Trust, motivation, and the end of protest
Treespace’s director, Smith, realises trust is a big issue. Given the rampant and sometimes damaging development in Queenstown in the past, he understands people wanting to test his group’s motivation – to be sure it’s not just a money-making exercise.
(The company’s bumph refers to smaller houses being more affordable, and different ownership options, including freehold, leasehold and some available for short-term lets.)
Smith actually applauds previous battles against development, saying a lot of existing landscapes around the country are protected because of those protests. But endless opposition is only so fruitful, he suggests. At some stage there needs to be a solution.
“Maybe this is the way to protect [Mt Dewar] forever. Because once you plant these native trees, I tell you what, to throw the urban boundary out, and say you’ve got to cut down a whole lot of natives to put houses in, that’s not going to happen.”
(That seems an interesting contradiction – that approving these houses will protect the hillside from other houses being built.)
Treespace’s project will challenge people, Smith says. “It’s worth putting it out there and it’s worth putting myself and my money on the line and asking others to do the same, to try and get that outcome.” He paints a picture of visitors to Mt Dewar feeling like being in a national park – “as if you’re down in Glenorchy at the bottom of the Routeburn, that’s what we’re planting”.
The public will be challenged by the development plans – those living nearby, especially.

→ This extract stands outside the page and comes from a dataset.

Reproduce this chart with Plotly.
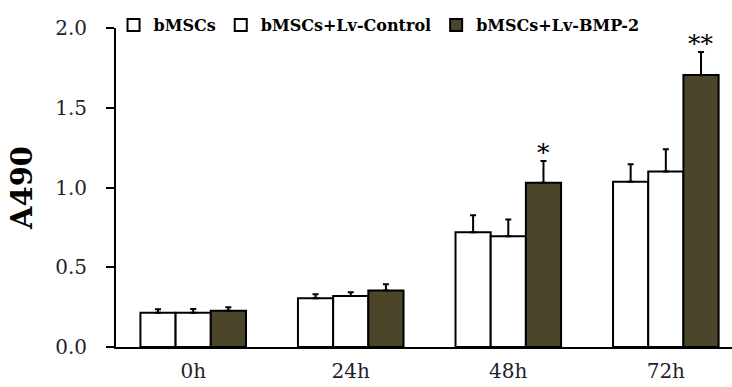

But the biggest challenge, it seems, is for this land to be seen as something other than a jaw-dropping backdrop for an internationally renowned part of the world.
A Department of Conservation report, written before Mt Dewar went through tenure review, noted the property is easily seen from many parts of the Wakatipu Basin. The writer wanted the tussock cover above the ski field access road retained. “Any major changes in land-use or sitings of structures on the finely textured landscape above the Coronet Peak Road would have an adverse effect on the wider amenities of the district.”